3/7/10
Book Review: Box, Bottle, Bag, by Andrew Gibbs
It's a pity that photos aren't edible, because Andrew Gibbs's Box, Bottle, Bag contains a lot of tasty looking packaging, which unfortunately contain soap as often as food. Taking the best designs from his website the The Dieline, Gibbs has produced a lovingly photographed book of packaging accompanied with copy about the agency that designed it, often including quotes about the project. Although it's broken ito six chapters, including Luxe, Bold, Crisp, Charming, Casual and Nostalgic, frankly, it's all pretty luxurious (even "Ugly Mug Coffee"). Instead, those categories serve to denote which cultural signifiers the designers wanted for their products. With the printed word harking back to Guttenberg and the development of script reaching even further into history, modern day graphic and package designers have an broad and deep lineage of visual forms to chose from.
Every font sends a message about the product's "style," and by proxy the style and persona of the buyer. The chapter that's called nostalgia, for example, includes visual references to the turn of the (20th) century, allusions to the Vargas girls festooned to the sides of WWII bombers and toys appropriate for the children of the men who fought in that war. To the modern buyer, wearing their pseudo-ironic Buddy Holly glasses, the whole of the 20th century can be appropriated as nostalgia. Designers now have computer tools robust enough to create virtually any visual impression, and they get to sell that to an audience raised in a media saturated environment that prepared them for all of those cues. In short, it's a pretty good time to be a packaging designer, and the variety and contrast of the products shown in Box, Bottle, Bag make a strong case that today's packaging designers can do more with a computer, a color printer, and the eponymous die cutting machine than their forebearers could ever do by hand. Left unanswered is whether being able to produce endless objects that look "luxe" and individualized is a good thing, when the products contained within often lack the loving care that their shiny outsides advertise.
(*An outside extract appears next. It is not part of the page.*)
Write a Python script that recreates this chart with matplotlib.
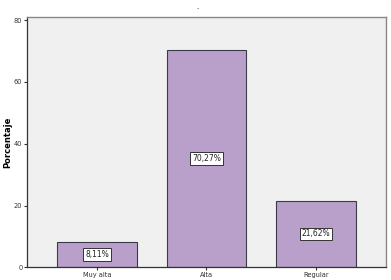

In his introduction Gibbs asks if "you've ever been influenced to buy something solely because of its packaging?" He has, I have, and it's highly likely that his assertion that we all have is also true, at least living in the Western World in the twentieth century. Looking through the beautifully designed pages, I can't deny that if I consumed Melt chocolate, my brain would likely hijack my tongue and subtly influence my taste buds to have a better experience than one Hershey could provide, in part just because their crisp white and brown packaging screams out taste me by virtue of the five chocolaty fingerprints that mar its white surfaces. Likewise with the simple fonts and forms of Apothia hand wash, which manages to look as though it might refresh me more than liquid Dial, even though both ingredient lists probably clean me with the same sodium laureth sulfate.
Interestingly, although the Crisp section had the most cleansers and the Casual section had the most juices, the range of products was pretty consistent across all categories. In each section could be found lots of fluids (soda, juice, wine, and liquors), some semisolids (yogurts, soaps, cosmetics, etc.) and even fewer solids (chocolate and the jarring inclusion of a rubber band gun). Cynics might say that those liquid products are the ones with the highest markups ... the products with the least substance, literally. Perhaps more optimistically, those fluid products are the ones where the actual visual appearance of the product (yep, it's wine alright) varies so little and sends no signifiers that the graphic designer's role becomes pivotal. They have to visually broadcast taste. Precisely which one it is, unfortunately, is nearly impossible to disentangle from the same human emotional core that makes $100 wine taste better than $5 wine (they've done studies), but to see all of these products in such an abstract way allows the viewer to judge them on their visual merits alone, at least until we get our hands or mouth or nose on a what's inside a bottle of JAKQ cellars wine, it will be pretty hard to know for sure.